Features

Ease-of-use Python API

Intel® Extension for PyTorch* provides simple frontend Python APIs and utilities for users to get performance optimizations such as graph optimization and operator optimization with minor code changes. Typically, only two to three clauses are required to be added to the original code.

Please check API Documentation page for details of API functions. Examples are available in Examples page.

Note

Please check the following table for package name of Intel® Extension for PyTorch* from version to version when you do the package importing in Python scripts.

version	package name
1.2.0 ~ 1.9.0	intel_pytorch_extension
1.10.0	intel_extension_for_pytorch

Channels Last

Comparing to the default NCHW memory format, channels_last (NHWC) memory format could further accelerate convolutional neural networks. In Intel® Extension for PyTorch*, NHWC memory format has been enabled for most key CPU operators, though not all of them have been merged to PyTorch master branch yet. They are expected to be fully landed in PyTorch upstream soon.

Check more detailed information for Channels Last.

Auto Mixed Precision (AMP)

Low precision data type BFloat16 has been natively supported on the 3rd Generation Xeon® Scalable Processors (aka Cooper Lake) with AVX512 instruction set and will be supported on the next generation of Intel® Xeon® Scalable Processors with Intel® Advanced Matrix Extensions (Intel® AMX) instruction set with further boosted performance. The support of Auto Mixed Precision (AMP) with BFloat16 for CPU and BFloat16 optimization of operators have been massively enabled in Intel® Extension for PyTorch*, and partially upstreamed to PyTorch master branch. Most of these optimizations will be landed in PyTorch master through PRs that are being submitted and reviewed.

Check more detailed information for Auto Mixed Precision (AMP).

Graph Optimization

To optimize performance further with torchscript, Intel® Extension for PyTorch* supports fusion of frequently used operator patterns, like Conv2D+ReLU, Linear+ReLU, etc. The benefit of the fusions are delivered to users in a transparant fashion.

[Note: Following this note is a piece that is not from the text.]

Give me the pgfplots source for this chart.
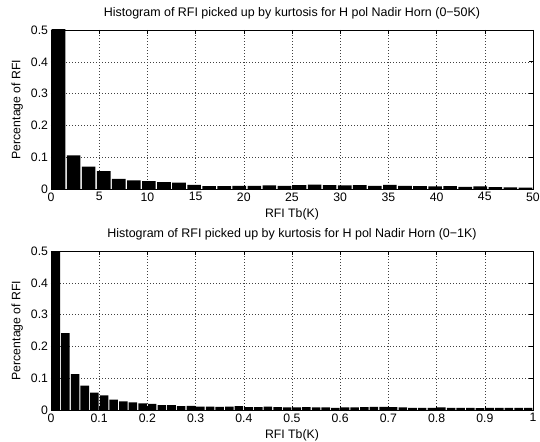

Check more detailed information for Graph Optimization.

Operator Optimization

Intel® Extension for PyTorch* also optimizes operators and implements several customized operators for performance boost. A few ATen operators are replaced by their optimized counterparts in Intel® Extension for PyTorch* via ATen registration mechanism. Moreover, some customized operators are implemented for several popular topologies. For instance, ROIAlign and NMS are defined in Mask R-CNN. To improve performance of these topologies, Intel® Extension for PyTorch* also optimized these customized operators.

class ipex.nn.FrozenBatchNorm2d(num_features)

BatchNorm2d where the batch statistics and the affine parameters are fixed

Parameters: num_features (int) – $C$ from an expected input of size $(N, C, H, W)$

Shape

Input: $(N, C, H, W)$
Output: $(N, C, H, W)$ (same shape as input)

ipex.nn.functional.interaction(*args)

Get the interaction feature beyond different kinds of features (like gender or hobbies), used in DLRM model.

For now, we only optimized “dot” interaction at DLRM Github repo. Through this, we use the dot product to represent the interaction feature between two features.

For example, if feature 1 is “Man” which is represented by [0.1, 0.2, 0.3], and feature 2 is “Like play football” which is represented by [-0.1, 0.3, 0.2].

The dot interaction feature is ([0.1, 0.2, 0.3] * [-0.1, 0.3, 0.2]^T) = -0.1 + 0.6 + 0.6 = 1.1

Parameters: *args – Multiple tensors which represent different features

Shape

Input: $N * (B, D)$ , where N is the number of different kinds of features, B is the batch size, D is feature size
Output: $(B, D + N * (N - 1) / 2)$

Optimizer Optimization

Optimizers are one of key parts of the training workloads. Intel Extension for PyTorch brings two types of optimizations to optimizers: 1. Operator fusion for the computation in the optimizers. 2. SplitSGD for BF16 training, which reduces the memory footprint of the master weights by half.

Check more detailed information for Split SGD and Optimizer Fusion.

Runtime Extension (Experimental)

Intel® Extension for PyTorch* Runtime Extension provides a couple of PyTorch frontend APIs for users to get finer-grained control of the thread runtime. It provides

Multi-stream inference via the Python frontend module MultiStreamModule.
Spawn asynchronous tasks from both Python and C++ frontend.
Configure core bindings for OpenMP threads from both Python and C++ frontend.

Please note: Intel® Extension for PyTorch* Runtime extension is still in the POC stage. The API is subject to change. More detailed descriptions are available at API Documentation page.

Check more detailed information for Runtime Extension.

INT8 Quantization (Experimental)

Intel® Extension for PyTorch* has built-in quantization recipes to deliver good statistical accuracy for most popular DL workloads including CNN, NLP and recommendation models. The quantized model is then optimized with the oneDNN graph fusion pass to deliver good performance.

Check more detailed information for INT8.